| Quelles
sont les essences que vous préférez travailler ? Pour
les tables d'harmonie, j'affectionne tout particulièrement l'épicéa:
une bonne résistance mécanique et une dynamique intéressante.
Le cèdre (Red Cedar) m'est moins familier, et je ne l'utilise que très
rarement, seulement pour des commandes spécifiques. Pour le fond, je me
sers principalement du palissandre des Indes. Mais je suis très attiré
par l'érable ondé, et je proposerai dans les années à
venir un modèle avec cette essence. C'est un bois peu utilisé en
lutherie guitare (sauf à la période romantique), mais travaillé
dans des épaisseurs convenables, il peut rivaliser avec les palissandres;
je rappellerais que c'est le bois fétiche des luthiers du quatuor et qu'il
a été abondamment employé pour les modèles "arched-top".
Par contre son esthétique demande une grande pratique dans les vernis et
la mise en teinte. C'est à mon avis une des raisons pour laquelle il a
été délaissé en lutherie guitare (corde nylon).

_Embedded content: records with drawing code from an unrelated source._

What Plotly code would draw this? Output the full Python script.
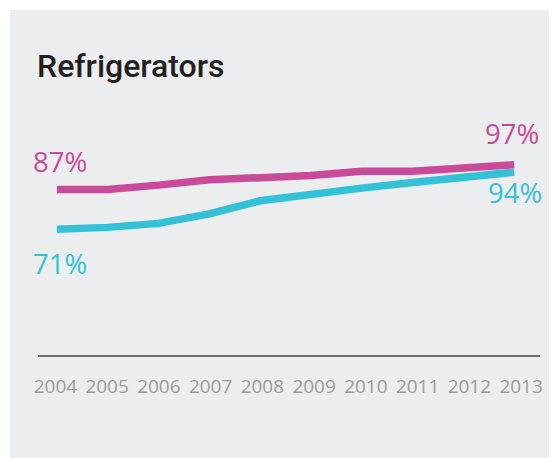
import plotly.graph_objects as go

# Share of households owning a refrigerator, by year
years = [2004, 2005, 2006, 2007, 2008, 2009, 2010, 2011, 2012, 2013]
series_a = [87, 87, 88.8, 91, 91.8, 92.7, 94.4, 94.4, 95.7, 97]
series_b = [71, 71.8, 73.4, 77.2, 82.5, 85.3, 87.6, 89.9, 91.7, 94]
year_labels = [str(y) for y in years]

MAGENTA = "#CA4A9A"
CYAN = "#33C1D7"
PANEL = "#ECEDEF"

W, H = 552, 458
ML, MR, MT, MB = 38, 9, 100, 103

fig = go.Figure()
fig.add_trace(go.Scatter(x=years, y=series_a, mode="lines",
                         line=dict(color=MAGENTA, width=7.5),
                         hoverinfo="skip", showlegend=False))
fig.add_trace(go.Scatter(x=years, y=series_b, mode="lines",
                         line=dict(color=CYAN, width=7.5),
                         hoverinfo="skip", showlegend=False))
# transparent carrier so the year-label axis gets drawn
fig.add_trace(go.Scatter(x=years, y=series_b, xaxis="x2", mode="markers",
                         marker=dict(opacity=0), hoverinfo="skip",
                         showlegend=False))

pct_font = dict(family="Open Sans, Noto Sans, sans-serif", size=27.5)
def pct(x, y, color, xs, ys):
    fig.add_annotation(x=x, y=y, xref="x", yref="y", text=f"{y:g}%",
                       showarrow=False, xanchor="center", yanchor="middle",
                       xshift=xs, yshift=ys, font=dict(color=color, **pct_font))

pct(years[0], series_a[0], MAGENTA, 3, 28)
pct(years[0], series_b[0], CYAN, 3, -34.6)
pct(years[-1], series_a[-1], MAGENTA, -1.7, 30.8)
pct(years[-1], series_b[-1], CYAN, 0.6, -20.5)

# panel background inset from the top-left corner
pw = W - ML - MR
ph = H - MT - MB
fig.add_shape(type="rect", xref="paper", yref="paper", layer="below",
              x0=(10 - ML) / pw, x1=(W - ML) / pw,
              y0=-(H - MT - ph) / ph, y1=(MT - 10) / ph + 1,
              line=dict(width=0), fillcolor=PANEL)

fig.update_layout(
    width=W, height=H,
    margin=dict(l=ML, r=MR, t=MT, b=MB),
    paper_bgcolor="white",
    plot_bgcolor="rgba(0,0,0,0)",
    title=dict(text="Refrigerators", x=37 / W, xanchor="left",
               y=1 - 66 / H, yanchor="middle",
               font=dict(family="Roboto, sans-serif",
                         size=32, color="#231F20", weight=500)),
    xaxis=dict(range=[2003.628, 2013.509], showgrid=False, zeroline=False,
               showline=True, linecolor="#6D6E71", linewidth=1.6,
               showticklabels=False, ticks=""),
    xaxis2=dict(range=[2003.664, 2013.365], overlaying="x", anchor="y",
                side="bottom", showgrid=False, zeroline=False, showline=False,
                tickmode="array", tickvals=years, ticktext=year_labels,
                ticks="", ticklabelstandoff=18,
                tickfont=dict(family="Open Sans, Noto Sans, sans-serif",
                              size=19, color="#9A9B9D")),
    yaxis=dict(range=[20.44, 123.06], visible=False, showgrid=False,
               zeroline=False),
)

fig.write_html("out.html")
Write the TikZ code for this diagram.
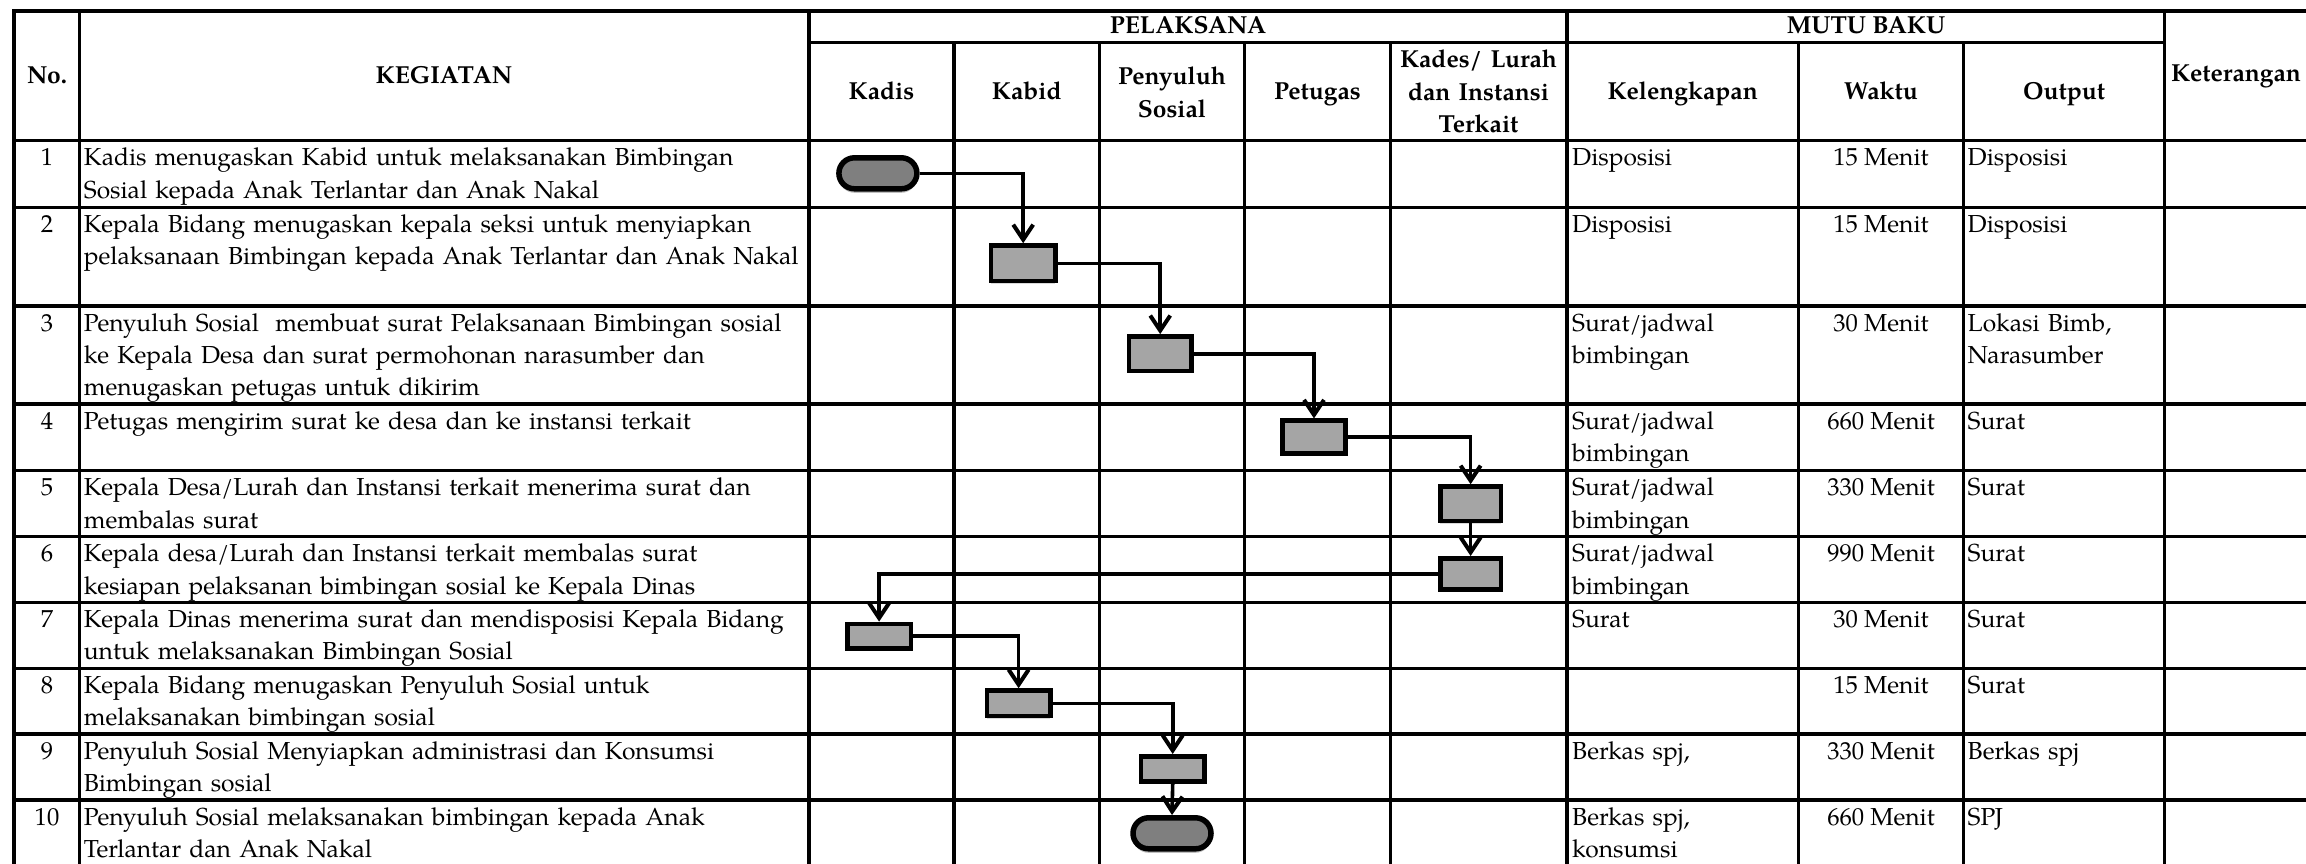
\documentclass[tikz,border=0pt]{standalone}
\usepackage{fontspec}
\setmainfont{TeX Gyre Pagella}
\usetikzlibrary{arrows.meta,shapes.misc,shadows}
\definecolor{boxfill}{HTML}{A5A5A5}
\definecolor{endfill}{HTML}{7F7F7F}
\begin{document}
\begin{tikzpicture}[x=1pt,y=-1pt,
  rule/.style={line width=3.4pt,line cap=rect},
  cell/.style={inner sep=0pt,font=\fontsize{24.6pt}{32.4pt}\selectfont},
  head/.style={cell,font=\fontsize{24.6pt}{32.4pt}\selectfont\bfseries,anchor=base},
  headm/.style={head,text width=170pt,align=center},
  num/.style={cell,anchor=base},
  act/.style={cell,anchor=base west,text width=900pt,align=left},
  kel/.style={cell,anchor=base west,text width=300pt,align=left},
  wkt/.style={cell,anchor=base},
  outp/.style={cell,anchor=base west,text width=300pt,align=left},
  proc/.style={draw,line width=4.6pt,fill=boxfill,rectangle,inner sep=0pt,
    drop shadow={shadow xshift=0pt,shadow yshift=-2.5pt,opacity=0.15,fill=black}},
  term/.style={draw,line width=5.5pt,fill=endfill,rounded rectangle,inner sep=0pt,
    minimum width=78pt,minimum height=31pt,
    drop shadow={shadow xshift=0pt,shadow yshift=-4pt,opacity=0.25,fill=black}},
  flow/.style={line width=3.6pt,-{Straight Barb[length=15pt,width=20pt,line width=4pt]}}
]
\useasboundingbox (0,0) rectangle (2306,864);

% table rules
\draw[rule] (14,11) -- (2306,11);
\draw[rule] (809,42.3) -- (2164.6,42.3);
\foreach \yy in {140.7,207.3,306,404,470.7,536.7,602.3,668.3,734,800}
  \draw[rule] (14,\yy) -- (2306,\yy);
\foreach \xx in {14,79.5,809,1567,2164.6}
  \draw[rule] (\xx,11) -- (\xx,870);
\foreach \xx in {954,1099.5,1244.4,1390.3,1798.3,1963.6}
  \draw[rule] (\xx,42.3) -- (\xx,870);

% header
\node[head] (hNo) at (47,83.3) {No.};
\node[head] (hKeg) at (444,83.3) {KEGIATAN};
\node[head] (hPel) at (1188,33.3) {PELAKSANA};
\node[head] (hMutu) at (1866,33.3) {MUTU BAKU};
\node[head] (hKadis) at (881.5,100) {Kadis};
\node[head] (hKabid) at (1026.7,100) {Kabid};
\node[headm] (hPeny) at (1172,85) {Penyuluh\\Sosial};
\node[head] (hPet) at (1317.4,100) {Petugas};
\node[headm] (hKades) at (1478.5,67.7) {Kades/ Lurah\\dan Instansi\\Terkait};
\node[head] (hKel) at (1682.7,100) {Kelengkapan};
\node[head] (hWkt) at (1881,100) {Waktu};
\node[head] (hOut) at (2064,100) {Output};
\node[head,anchor=base west] (hKet) at (2171,81.7) {Keterangan};

% row 1
\node[num] (n1) at (47,165.7) {1};
\node[act] (a1) at (83.7,165.7) {Kadis menugaskan Kabid untuk melaksanakan Bimbingan\\Sosial kepada Anak Terlantar dan Anak Nakal};
\node[kel] (k1) at (1572,165.7) {Disposisi};
\node[wkt] (w1) at (1881,165.7) {15 Menit};
\node[outp] (o1) at (1967.5,165.7) {Disposisi};
% row 2
\node[num] (n2) at (47,232.3) {2};
\node[act] (a2) at (83.7,232.3) {Kepala Bidang menugaskan kepala seksi untuk menyiapkan\\pelaksanaan Bimbingan kepada Anak Terlantar dan Anak Nakal};
\node[kel] (k2) at (1572,232.3) {Disposisi};
\node[wkt] (w2) at (1881,232.3) {15 Menit};
\node[outp] (o2) at (1967.5,232.3) {Disposisi};
% row 3
\node[num] (n3) at (47,331) {3};
\node[act] (a3) at (83.7,331) {Penyuluh Sosial\ \ membuat surat Pelaksanaan Bimbingan sosial\\ke Kepala Desa dan surat permohonan narasumber dan\\menugaskan petugas untuk dikirim};
\node[kel] (k3) at (1572,331) {Surat/jadwal\\bimbingan};
\node[wkt] (w3) at (1881,331) {30 Menit};
\node[outp] (o3) at (1967.5,331) {Lokasi Bimb,\\Narasumber};
% row 4
\node[num] (n4) at (47,429) {4};
\node[act] (a4) at (83.7,429) {Petugas mengirim surat ke desa dan ke instansi terkait};
\node[kel] (k4) at (1572,429) {Surat/jadwal\\bimbingan};
\node[wkt] (w4) at (1881,429) {660 Menit};
\node[outp] (o4) at (1967.5,429) {Surat};
% row 5
\node[num] (n5) at (47,495.7) {5};
\node[act] (a5) at (83.7,495.7) {Kepala Desa/Lurah dan Instansi terkait menerima surat dan\\membalas surat};
\node[kel] (k5) at (1572,495.7) {Surat/jadwal\\bimbingan};
\node[wkt] (w5) at (1881,495.7) {330 Menit};
\node[outp] (o5) at (1967.5,495.7) {Surat};
% row 6
\node[num] (n6) at (47,561.7) {6};
\node[act] (a6) at (83.7,561.7) {Kepala desa/Lurah dan Instansi terkait membalas surat\\kesiapan pelaksanan bimbingan sosial ke Kepala Dinas};
\node[kel] (k6) at (1572,561.7) {Surat/jadwal\\bimbingan};
\node[wkt] (w6) at (1881,561.7) {990 Menit};
\node[outp] (o6) at (1967.5,561.7) {Surat};
% row 7
\node[num] (n7) at (47,627.3) {7};
\node[act] (a7) at (83.7,627.3) {Kepala Dinas menerima surat dan mendisposisi Kepala Bidang\\untuk melaksanakan Bimbingan Sosial};
\node[kel] (k7) at (1572,627.3) {Surat};
\node[wkt] (w7) at (1881,627.3) {30 Menit};
\node[outp] (o7) at (1967.5,627.3) {Surat};
% row 8
\node[num] (n8) at (47,693.3) {8};
\node[act] (a8) at (83.7,693.3) {Kepala Bidang menugaskan Penyuluh Sosial untuk\\melaksanakan bimbingan sosial};
\node[wkt] (w8) at (1881,693.3) {15 Menit};
\node[outp] (o8) at (1967.5,693.3) {Surat};
% row 9
\node[num] (n9) at (47,759) {9};
\node[act] (a9) at (83.7,759) {Penyuluh Sosial Menyiapkan administrasi dan Konsumsi\\Bimbingan sosial};
\node[kel] (k9) at (1572,759) {Berkas spj,};
\node[wkt] (w9) at (1881,759) {330 Menit};
\node[outp] (o9) at (1967.5,759) {Berkas spj};
% row 10
\node[num] (n10) at (47,825) {10};
\node[act] (a10) at (83.7,825) {Penyuluh Sosial melaksanakan bimbingan kepada Anak\\Terlantar dan Anak Nakal};
\node[kel] (k10) at (1572,825) {Berkas spj,\\konsumsi};
\node[wkt] (w10) at (1881,825) {660 Menit};
\node[outp] (o10) at (1967.5,825) {SPJ};

% flow symbols
\node[term] (s1) at (877.9,173.3) {};
\node[proc,minimum width=64.5pt,minimum height=35.5pt] (p2) at (1023.2,263.3) {};
\node[proc,minimum width=62.5pt,minimum height=34.5pt] (p3) at (1160.2,353.7) {};
\node[proc,minimum width=62.5pt,minimum height=32.5pt] (p4) at (1314,437) {};
\node[proc,minimum width=60.5pt,minimum height=34.5pt] (p5) at (1470.6,503.8) {};
\node[proc,minimum width=60.5pt,minimum height=31.5pt] (p6) at (1470.6,574) {};
\node[proc,minimum width=63.5pt,minimum height=24.5pt] (p7) at (879.1,636.2) {};
\node[proc,minimum width=63.5pt,minimum height=25.5pt] (p8) at (1018.6,703.3) {};
\node[proc,minimum width=63.5pt,minimum height=25.5pt] (p9) at (1172.7,769) {};
\node[term] (s10) at (1172,833.3) {};

% connectors
\draw[flow] (s1.east) -| (p2.north);
\draw[flow] (p2.east) -| (p3.north);
\draw[flow] (p3.east) -| (p4.north);
\draw[flow] (p4.east) -| (p5.north);
\draw[flow] (p5.south) -- (p6.north);
\draw[flow] (p6.west) -| (p7.north);
\draw[flow] (p7.east) -| (p8.north);
\draw[flow] (p8.east) -| (p9.north);
\draw[flow] (p9.south) -- (s10.north);
\end{tikzpicture}
\end{document}
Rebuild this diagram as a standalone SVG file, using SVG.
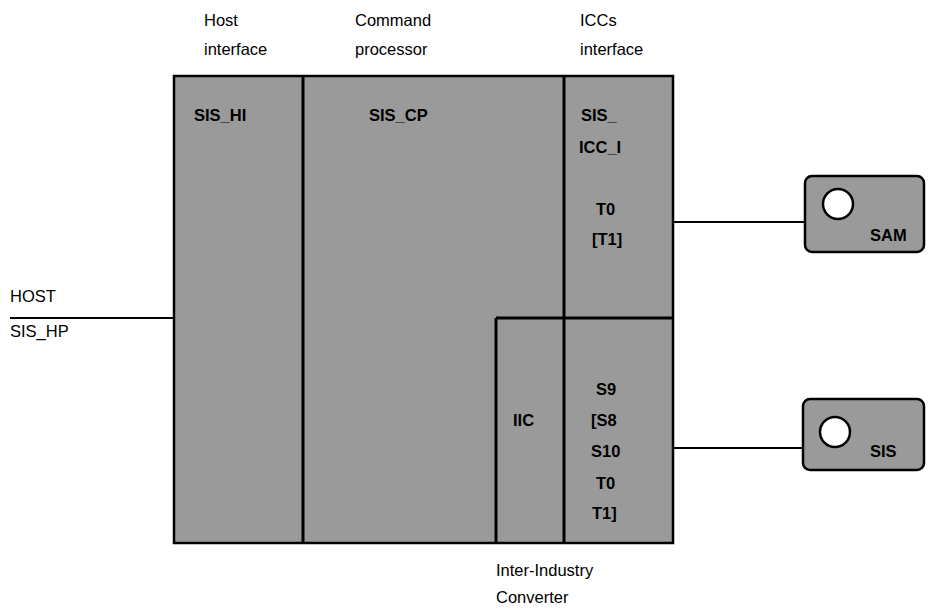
<svg xmlns="http://www.w3.org/2000/svg" width="930" height="608" viewBox="0 0 930 608">
<style>
.lbl{font-family:"Liberation Sans",Arial,sans-serif;font-size:16.5px;fill:#000}
.in{font-family:"Liberation Sans",Arial,sans-serif;font-size:16.5px;font-weight:bold;fill:#000}
.box{fill:#9a9a9a;stroke:#000;stroke-width:2.5}
.div{stroke:#000;stroke-width:3;fill:none}
.con{stroke:#000;stroke-width:2;fill:none}
</style>
<rect width="930" height="608" fill="#fff"/>
<g id="labels">
<text class="lbl" x="204" y="26">Host</text>
<text class="lbl" x="204" y="55">interface</text>
<text class="lbl" x="355" y="26">Command</text>
<text class="lbl" x="355" y="55">processor</text>
<text class="lbl" x="580" y="26">ICCs</text>
<text class="lbl" x="580" y="55">interface</text>
<text class="lbl" x="496" y="576">Inter-Industry</text>
<text class="lbl" x="496" y="603">Converter</text>
</g>
<g id="main">
<rect class="box" x="174" y="76" width="499" height="467"/>
<line class="div" x1="303" y1="76" x2="303" y2="543"/>
<line class="div" x1="564" y1="76" x2="564" y2="543"/>
<line class="div" x1="496" y1="318" x2="673" y2="318"/>
<line class="div" x1="496" y1="318" x2="496" y2="543"/>
<text class="in" x="194" y="121">SIS_HI</text>
<text class="in" x="369" y="121">SIS_CP</text>
<text class="in" x="581" y="121">SIS_</text>
<text class="in" x="579" y="153">ICC_I</text>
<text class="in" x="596" y="215">T0</text>
<text class="in" x="592" y="245">[T1]</text>
<text class="in" x="513" y="426">IIC</text>
<text class="in" x="596" y="395">S9</text>
<text class="in" x="591" y="426">[S8</text>
<text class="in" x="591" y="457">S10</text>
<text class="in" x="596" y="489">T0</text>
<text class="in" x="592" y="519">T1]</text>
</g>
<g id="host">
<text class="lbl" x="10" y="302">HOST</text>
<text class="lbl" x="10" y="337">SIS_HP</text>
</g>
<g id="sam">
<rect class="box" x="805" y="176" width="119" height="76" rx="7"/>
<circle cx="838" cy="204" r="15" fill="#fff" stroke="#000" stroke-width="2.5"/>
<text class="in" x="870" y="241">SAM</text>
</g>
<g id="sis">
<rect class="box" x="803" y="399" width="121" height="71" rx="7"/>
<circle cx="835" cy="432" r="15" fill="#fff" stroke="#000" stroke-width="2.5"/>
<text class="in" x="870" y="457">SIS</text>
</g>
<g id="connectors">
<line class="con" x1="10" y1="318" x2="174" y2="318"/>
<line class="con" x1="673" y1="222" x2="805" y2="222"/>
<line class="con" x1="673" y1="448" x2="803" y2="448"/>
</g>
</svg>
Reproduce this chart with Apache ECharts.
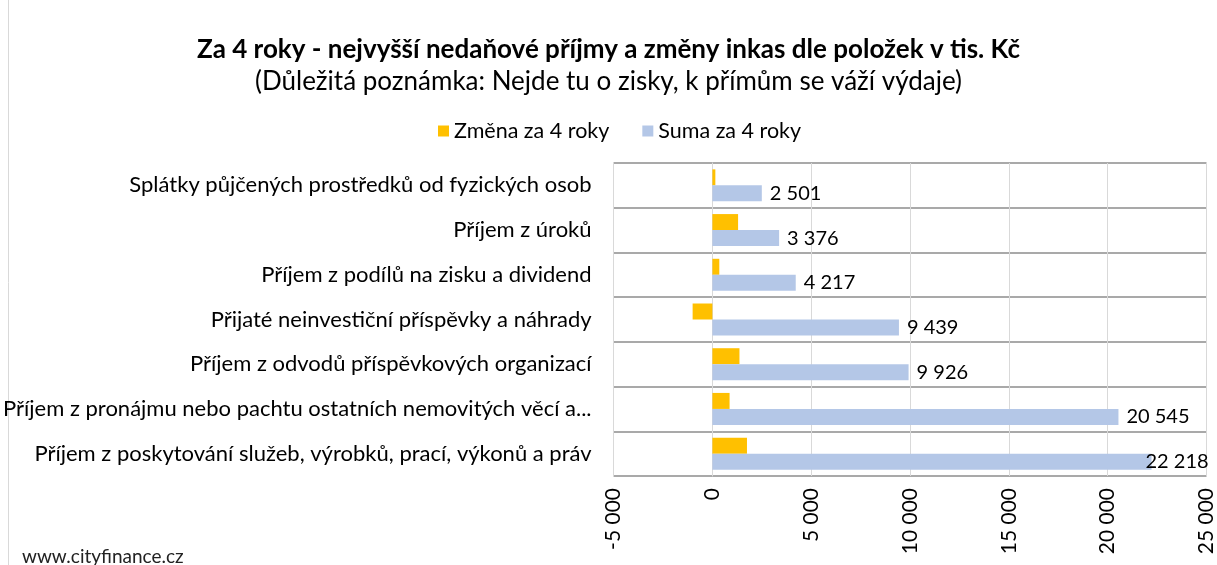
<!DOCTYPE html>
<html><head><meta charset="utf-8">
<script src="https://cdn.jsdelivr.net/npm/echarts@6/dist/echarts.min.js"></script>
<style>html,body{margin:0;padding:0;background:#fff}#c{width:1217px;height:565px}</style>
</head><body><div id="c"></div>
<script>
const categories = [
  "Splátky půjčených prostředků od fyzických osob",
  "Příjem z úroků",
  "Příjem z podílů na zisku a dividend",
  "Přijaté neinvestiční příspěvky a náhrady",
  "Příjem z odvodů příspěvkových organizací",
  "Příjem z pronájmu nebo pachtu ostatních nemovitých věcí a...",
  "Příjem z poskytování služeb, výrobků, prací, výkonů a práv"
];
const zmena = [150, 1300, 350, -1000, 1370, 870, 1750];
const suma = [2501, 3376, 4217, 9439, 9926, 20545, 22218];
const xTicks = {min: -5000, max: 25000, interval: 5000};
const FONT = 'Lato';
function fmt(v){ const s = Math.abs(Math.round(v)).toString().replace(/\B(?=(\d{3})+(?!\d))/g, ' '); return (v<0?'-':'') + s; }

const chart = echarts.init(document.getElementById('c'));
chart.setOption({
  animation: false,
  textStyle: {fontFamily: FONT},
  title: [
    {text: 'Za 4 roky - nejvyšší nedaňové příjmy a změny inkas dle položek v tis. Kč', left: 'center', top: 32,
     textStyle: {fontFamily: FONT, fontWeight: 'bold', fontSize: 26, color: '#000'}},
    {text: '(Důležitá poznámka: Nejde tu o zisky, k přímům se váží výdaje)', left: 'center', top: 64,
     textStyle: {fontFamily: FONT, fontWeight: 'normal', fontSize: 26, color: '#000'}},
    {text: 'www.cityfinance.cz', left: 17, top: 542, textStyle: {fontFamily: FONT, fontWeight: 'normal', fontSize: 19, color: '#222'}}
  ],
  legend: {top: 115, left: 433, itemWidth: 11, itemHeight: 11, itemGap: 33, icon: 'rect',
    textStyle: {fontFamily: FONT, fontSize: 21.5, color: '#000'}},
  grid: {left: 610, right: 7, top: 163, bottom: 89, containLabel: false},
  xAxis: {type: 'value', min: xTicks.min, max: xTicks.max, interval: xTicks.interval,
    axisLine: {show: false}, axisTick: {show: false},
    splitLine: {lineStyle: {color: '#d9d9d9', width: 1}},
    axisLabel: {rotate: 90, fontSize: 21, color: '#000', margin: 12, formatter: fmt}},
  yAxis: {type: 'category', data: categories, inverse: true,
    axisLine: {show: true, lineStyle: {color: '#d9d9d9'}}, axisTick: {show: false},
    splitLine: {show: true, lineStyle: {color: '#8c8c8c', width: 1.5}},
    axisLabel: {fontSize: 22, color: '#000', margin: 22}},
  series: [
    {name: 'Změna za 4 roky', type: 'bar', data: zmena, barWidth: 16, barGap: '0%',
     itemStyle: {color: '#FFC000'}},
    {name: 'Suma za 4 roky', type: 'bar', data: suma.map((v,i)=> i===6 ? {value: v, label: {offset: [-14, 0]}} : v), barWidth: 16,
     itemStyle: {color: '#B4C7E7'},
     label: {show: true, position: 'right', distance: 8, fontSize: 20, color: '#000', formatter: p => fmt(p.value)}}
  ],
  graphic: [{type: 'line', shape: {x1: 8.5, y1: 0, x2: 8.5, y2: 565}, style: {stroke: '#d9d9d9', lineWidth: 1}}]
});
</script></body></html>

Quelles sont vos méthodes de travail, anciennes, modernes ou un
subtil mélange des deux ? pour le vernis par exemple... J'ai
besoin de m'imprégner du matériau que je travaille pour mieux le
connaître. J'ai donc toujours privilégié le contact des mains
avec l'outil et le bois. Même aujourd'hui où j'ai optimisé
mes méthodes de travail, en m'aidant de machine à bois, souvent
réadaptées à mes besoins d'ailleurs, je garde ce côté
"manuel" du travail du luthier. Le temps, que je dégage en
me servant d'outillage moderne, est consacré à la conception des
nouveaux modèles, aux recherches dans le domaine de l'acoustique musicale,
des bois, des vernis
Cette distance est primordiale pour amener une réflexion
constructive sur la guitare. Pour ce qui est du vernis, après
avoir employé différentes techniques, j'en suis revenu au vernis
gomme-laque au tampon. Bien que plus fragile ( encore qu'il est plus facile à
reprendre qu'un vernis pistolet) il m'apparaît mieux adapté à
l'acoustique de la guitare, et je ne parle pas de l'aspect"environnement"!
Avez-vous trouvé " le
son " qui caractérise la facture de vos guitares et si oui, comment
le définiriez-vous ? "Les
chercheurs ne sont pas fait pour trouver, sinon ce ne sont plus des chercheurs
"
c'est du bon sens à la Coluche je crois!!! Pour moi cela signifie : laissons
la porte ouverte, méfions-nous des certitudes. Je ne suis sûr de
rien, je pense honnêtement offrir aujourd'hui des guitares plus performantes
qu'à mes débuts dans le sens où elles peuvent mieux traduire
la sensibilité du musicien. Une guitare est comme une langue, définie
par des mots, une grammaire
etc
et une langue doit être précise
et riche à la fois pour transmettre une pensée poétique,
philosophique ou une simple conversation de bar ! A chacun d'apprendre à
maîtriser cette langue, mais le vocabulaire, la structure doit exister au
préalable. Je cherche donc à réaliser des instruments sensibles
et cohérents et je pense que le point de départ c'est la richesse
du timbre, la dynamique, l'équilibre.